* [WHAT TO PRODUCE]: Write out each line word for word. Drop pictures.
[START OF GIVEN INFORMATION]
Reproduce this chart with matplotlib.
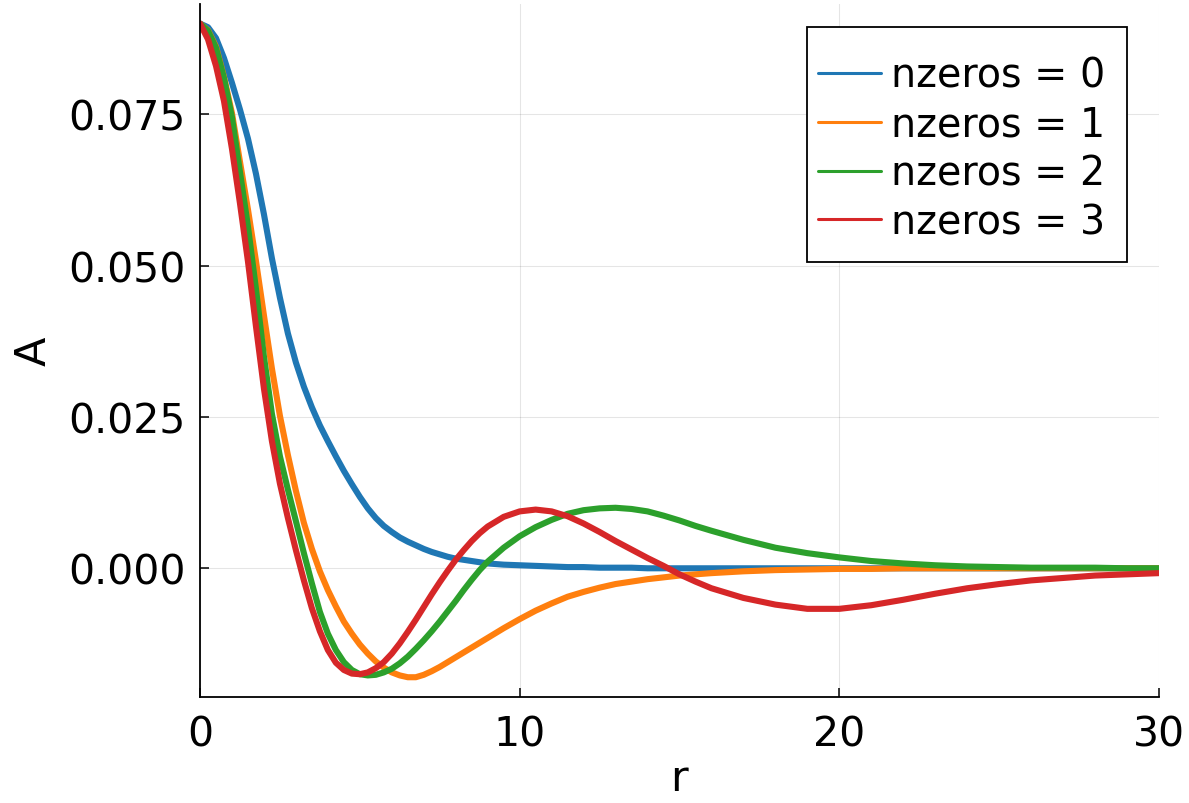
import numpy as np
import matplotlib
matplotlib.use("Agg")
import matplotlib.pyplot as plt
from matplotlib.patches import Rectangle

# valeurs (pas de 0.25 jusqu'a 9, puis 0.5 jusqu'a 16, puis 1)
r = [0, 0.25, 0.5, 0.75, 1, 1.25, 1.5, 1.75, 2, 2.25, 2.5, 2.75, 3, 3.25, 3.5, 3.75,
     4, 4.25, 4.5, 4.75, 5, 5.25, 5.5, 5.75, 6, 6.25, 6.5, 6.75, 7, 7.25, 7.5, 7.75,
     8, 8.25, 8.5, 8.75, 9,
     9.5, 10, 10.5, 11, 11.5, 12, 12.5, 13, 13.5, 14, 14.5, 15, 15.5, 16,
     17, 18, 19, 20, 21, 22, 23, 24, 25, 26, 27, 28, 29, 30]

A0 = [0.0900, 0.0894, 0.0876, 0.0843, 0.0802, 0.0758, 0.0710, 0.0652, 0.0585,
      0.0512, 0.0447, 0.0388, 0.0340, 0.0300, 0.0266, 0.0236, 0.0210,
      0.0185, 0.0161, 0.0139, 0.0118, 0.0099, 0.0083, 0.0070, 0.0060,
      0.0051, 0.0044, 0.0038, 0.0032, 0.0027, 0.0023, 0.0019, 0.0016,
      0.0014, 0.0012, 0.0010, 0.0008,
      0.0006, 0.0005, 0.0004, 0.0003, 0.0002, 0.0002, 0.0001, 0.0001, 0.0001, 0.0000,
      0.0000, 0.0000, 0.0000, 0.0000,
      0.0000, 0.0000, 0.0000, 0.0000, 0.0000, 0.0000, 0.0000, 0.0000, 0.0000, 0.0000,
      0.0000, 0.0000, 0.0000, 0.0000]

A1 = [0.0900, 0.0889, 0.0862, 0.0812, 0.0752, 0.0672, 0.0593, 0.0508, 0.0418,
      0.0330, 0.0252, 0.0187, 0.0128, 0.0075, 0.0032, -0.0005, -0.0036,
      -0.0063, -0.0088, -0.0108, -0.0126, -0.0141, -0.0154, -0.0164, -0.0172,
      -0.0177, -0.0180, -0.0180, -0.0176, -0.0170, -0.0163, -0.0155, -0.0147,
      -0.0139, -0.0131, -0.0123, -0.0115,
      -0.0099, -0.0084, -0.0070, -0.0058, -0.0047, -0.0039, -0.0032, -0.0026, -0.0022, -0.0018,
      -0.0015, -0.0012, -0.0010, -0.0008,
      -0.0005, -0.0003, -0.0002, -0.0001, -0.0001, 0.0000, 0.0000, 0.0000, 0.0000, 0.0000,
      0.0000, 0.0000, 0.0000, 0.0000]

A2 = [0.0900, 0.0888, 0.0860, 0.0810, 0.0745, 0.0655, 0.0565, 0.0462, 0.0350,
      0.0255, 0.0185, 0.0130, 0.0078, 0.0025, -0.0025, -0.0072, -0.0108,
      -0.0135, -0.0155, -0.0168, -0.0175, -0.0177, -0.0176, -0.0172, -0.0166,
      -0.0157, -0.0146, -0.0133, -0.0119, -0.0104, -0.0088, -0.0071, -0.0054,
      -0.0036, -0.0019, -0.0003, 0.0011,
      0.0034, 0.0053, 0.0068, 0.0080, 0.0090, 0.0096, 0.0099, 0.0100, 0.0098, 0.0094,
      0.0087, 0.0079, 0.0070, 0.0062,
      0.0047, 0.0034, 0.0025, 0.0018, 0.0012, 0.0008, 0.0005, 0.0003, 0.0002, 0.0001,
      0.0001, 0.0001, 0.0000, 0.0000]

A3 = [0.0900, 0.0874, 0.0830, 0.0772, 0.0693, 0.0603, 0.0507, 0.0400, 0.0297,
      0.0210, 0.0140, 0.0083, 0.0030, -0.0020, -0.0066, -0.0104, -0.0135,
      -0.0156, -0.0168, -0.0174, -0.0175, -0.0172, -0.0165, -0.0155, -0.0141,
      -0.0124, -0.0105, -0.0085, -0.0064, -0.0043, -0.0023, -0.0004, 0.0014,
      0.0030, 0.0045, 0.0058, 0.0069,
      0.0085, 0.0094, 0.0097, 0.0094, 0.0086, 0.0074, 0.0060, 0.0045, 0.0031, 0.0017,
      0.0004, -0.0010, -0.0022, -0.0033,
      -0.0049, -0.0060, -0.0067, -0.0067, -0.0061, -0.0052, -0.0042, -0.0033, -0.0026, -0.0020,
      -0.0016, -0.0012, -0.0010, -0.0008]

series = [A0, A1, A2, A3]
labels = ["nzeros = 0", "nzeros = 1", "nzeros = 2", "nzeros = 3"]
couleurs = ["#1f77b4", "#ff7f0e", "#2ca02c", "#d62728"]

x_ticks = [0, 10, 20, 30]
y_ticks = [0.0, 0.025, 0.050, 0.075]

plt.rcParams['font.family'] = ['DejaVu Sans']

W, H = 1189, 804
fig = plt.figure(figsize=(W/100, H/100), dpi=100)
ax = fig.add_axes([200/W, 1-697.6/H, 959/W, 692.4/H])

for A, lab, c in zip(series, labels, couleurs):
    ax.plot(r, A, color=c, linewidth=4.4, label=lab,
            solid_capstyle='round', solid_joinstyle='round')

ax.set_xlim(0, 30)
ax.set_ylim(-0.0212, 0.0932)
ax.set_xticks(x_ticks)
ax.set_yticks(y_ticks)
ax.set_yticklabels(["%.3f" % v for v in y_ticks])
ax.grid(True, color="black", alpha=0.1, linewidth=0.8)
ax.set_axisbelow(True)

for s in ["top", "right"]:
    ax.spines[s].set_visible(False)
for s in ["left", "bottom"]:
    ax.spines[s].set_linewidth(1.3)

ax.tick_params(direction="in", length=6.5, width=1.1, labelsize=29.5)
ax.tick_params(axis="x", pad=13)
ax.tick_params(axis="y", pad=10)
ax.set_xlabel("r", fontsize=31, labelpad=2)
ax.set_ylabel("A", fontsize=31, labelpad=10)

# cadre de la legende dessine a part (marges differentes en x et en y)
cadre = Rectangle((807/W, 1-263/H), 320/W, 235/H, transform=fig.transFigure,
                  facecolor="white", edgecolor="black", linewidth=1.3,
                  zorder=4, clip_on=False)
ax.add_patch(cadre)

leg = ax.legend(loc="upper left", bbox_to_anchor=(818/W, 1-57/H),
                bbox_transform=fig.transFigure, borderaxespad=0, borderpad=0,
                fontsize=28.5, frameon=False,
                handlelength=1.6, handletextpad=0.25, labelspacing=0.22)
leg.set_zorder(5)
for l in leg.get_lines():
    l.set_linewidth(2.2)

plt.savefig("out.png", dpi=100)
[END OF GIVEN INFORMATION]
* [TASK OUTPUT]:
Reproduce this chart with matplotlib.
import numpy as np
import matplotlib
matplotlib.use("Agg")
import matplotlib.pyplot as plt
from matplotlib.patches import Rectangle

# valeurs (pas de 0.25 jusqu'a 9, puis 0.5 jusqu'a 16, puis 1)
r = [0, 0.25, 0.5, 0.75, 1, 1.25, 1.5, 1.75, 2, 2.25, 2.5, 2.75, 3, 3.25, 3.5, 3.75,
     4, 4.25, 4.5, 4.75, 5, 5.25, 5.5, 5.75, 6, 6.25, 6.5, 6.75, 7, 7.25, 7.5, 7.75,
     8, 8.25, 8.5, 8.75, 9,
     9.5, 10, 10.5, 11, 11.5, 12, 12.5, 13, 13.5, 14, 14.5, 15, 15.5, 16,
     17, 18, 19, 20, 21, 22, 23, 24, 25, 26, 27, 28, 29, 30]

A0 = [0.0900, 0.0894, 0.0876, 0.0843, 0.0802, 0.0758, 0.0710, 0.0652, 0.0585,
      0.0512, 0.0447, 0.0388, 0.0340, 0.0300, 0.0266, 0.0236, 0.0210,
      0.0185, 0.0161, 0.0139, 0.0118, 0.0099, 0.0083, 0.0070, 0.0060,
      0.0051, 0.0044, 0.0038, 0.0032, 0.0027, 0.0023, 0.0019, 0.0016,
      0.0014, 0.0012, 0.0010, 0.0008,
      0.0006, 0.0005, 0.0004, 0.0003, 0.0002, 0.0002, 0.0001, 0.0001, 0.0001, 0.0000,
      0.0000, 0.0000, 0.0000, 0.0000,
      0.0000, 0.0000, 0.0000, 0.0000, 0.0000, 0.0000, 0.0000, 0.0000, 0.0000, 0.0000,
      0.0000, 0.0000, 0.0000, 0.0000]

A1 = [0.0900, 0.0889, 0.0862, 0.0812, 0.0752, 0.0672, 0.0593, 0.0508, 0.0418,
      0.0330, 0.0252, 0.0187, 0.0128, 0.0075, 0.0032, -0.0005, -0.0036,
      -0.0063, -0.0088, -0.0108, -0.0126, -0.0141, -0.0154, -0.0164, -0.0172,
      -0.0177, -0.0180, -0.0180, -0.0176, -0.0170, -0.0163, -0.0155, -0.0147,
      -0.0139, -0.0131, -0.0123, -0.0115,
      -0.0099, -0.0084, -0.0070, -0.0058, -0.0047, -0.0039, -0.0032, -0.0026, -0.0022, -0.0018,
      -0.0015, -0.0012, -0.0010, -0.0008,
      -0.0005, -0.0003, -0.0002, -0.0001, -0.0001, 0.0000, 0.0000, 0.0000, 0.0000, 0.0000,
      0.0000, 0.0000, 0.0000, 0.0000]

A2 = [0.0900, 0.0888, 0.0860, 0.0810, 0.0745, 0.0655, 0.0565, 0.0462, 0.0350,
      0.0255, 0.0185, 0.0130, 0.0078, 0.0025, -0.0025, -0.0072, -0.0108,
      -0.0135, -0.0155, -0.0168, -0.0175, -0.0177, -0.0176, -0.0172, -0.0166,
      -0.0157, -0.0146, -0.0133, -0.0119, -0.0104, -0.0088, -0.0071, -0.0054,
      -0.0036, -0.0019, -0.0003, 0.0011,
      0.0034, 0.0053, 0.0068, 0.0080, 0.0090, 0.0096, 0.0099, 0.0100, 0.0098, 0.0094,
      0.0087, 0.0079, 0.0070, 0.0062,
      0.0047, 0.0034, 0.0025, 0.0018, 0.0012, 0.0008, 0.0005, 0.0003, 0.0002, 0.0001,
      0.0001, 0.0001, 0.0000, 0.0000]

A3 = [0.0900, 0.0874, 0.0830, 0.0772, 0.0693, 0.0603, 0.0507, 0.0400, 0.0297,
      0.0210, 0.0140, 0.0083, 0.0030, -0.0020, -0.0066, -0.0104, -0.0135,
      -0.0156, -0.0168, -0.0174, -0.0175, -0.0172, -0.0165, -0.0155, -0.0141,
      -0.0124, -0.0105, -0.0085, -0.0064, -0.0043, -0.0023, -0.0004, 0.0014,
      0.0030, 0.0045, 0.0058, 0.0069,
      0.0085, 0.0094, 0.0097, 0.0094, 0.0086, 0.0074, 0.0060, 0.0045, 0.0031, 0.0017,
      0.0004, -0.0010, -0.0022, -0.0033,
      -0.0049, -0.0060, -0.0067, -0.0067, -0.0061, -0.0052, -0.0042, -0.0033, -0.0026, -0.0020,
      -0.0016, -0.0012, -0.0010, -0.0008]

series = [A0, A1, A2, A3]
labels = ["nzeros = 0", "nzeros = 1", "nzeros = 2", "nzeros = 3"]
couleurs = ["#1f77b4", "#ff7f0e", "#2ca02c", "#d62728"]

x_ticks = [0, 10, 20, 30]
y_ticks = [0.0, 0.025, 0.050, 0.075]

plt.rcParams['font.family'] = ['DejaVu Sans']

W, H = 1189, 804
fig = plt.figure(figsize=(W/100, H/100), dpi=100)
ax = fig.add_axes([200/W, 1-697.6/H, 959/W, 692.4/H])

for A, lab, c in zip(series, labels, couleurs):
    ax.plot(r, A, color=c, linewidth=4.4, label=lab,
            solid_capstyle='round', solid_joinstyle='round')

ax.set_xlim(0, 30)
ax.set_ylim(-0.0212, 0.0932)
ax.set_xticks(x_ticks)
ax.set_yticks(y_ticks)
ax.set_yticklabels(["%.3f" % v for v in y_ticks])
ax.grid(True, color="black", alpha=0.1, linewidth=0.8)
ax.set_axisbelow(True)

for s in ["top", "right"]:
    ax.spines[s].set_visible(False)
for s in ["left", "bottom"]:
    ax.spines[s].set_linewidth(1.3)

ax.tick_params(direction="in", length=6.5, width=1.1, labelsize=29.5)
ax.tick_params(axis="x", pad=13)
ax.tick_params(axis="y", pad=10)
ax.set_xlabel("r", fontsize=31, labelpad=2)
ax.set_ylabel("A", fontsize=31, labelpad=10)

# cadre de la legende dessine a part (marges differentes en x et en y)
cadre = Rectangle((807/W, 1-263/H), 320/W, 235/H, transform=fig.transFigure,
                  facecolor="white", edgecolor="black", linewidth=1.3,
                  zorder=4, clip_on=False)
ax.add_patch(cadre)

leg = ax.legend(loc="upper left", bbox_to_anchor=(818/W, 1-57/H),
                bbox_transform=fig.transFigure, borderaxespad=0, borderpad=0,
                fontsize=28.5, frameon=False,
                handlelength=1.6, handletextpad=0.25, labelspacing=0.22)
leg.set_zorder(5)
for l in leg.get_lines():
    l.set_linewidth(2.2)

plt.savefig("out.png", dpi=100)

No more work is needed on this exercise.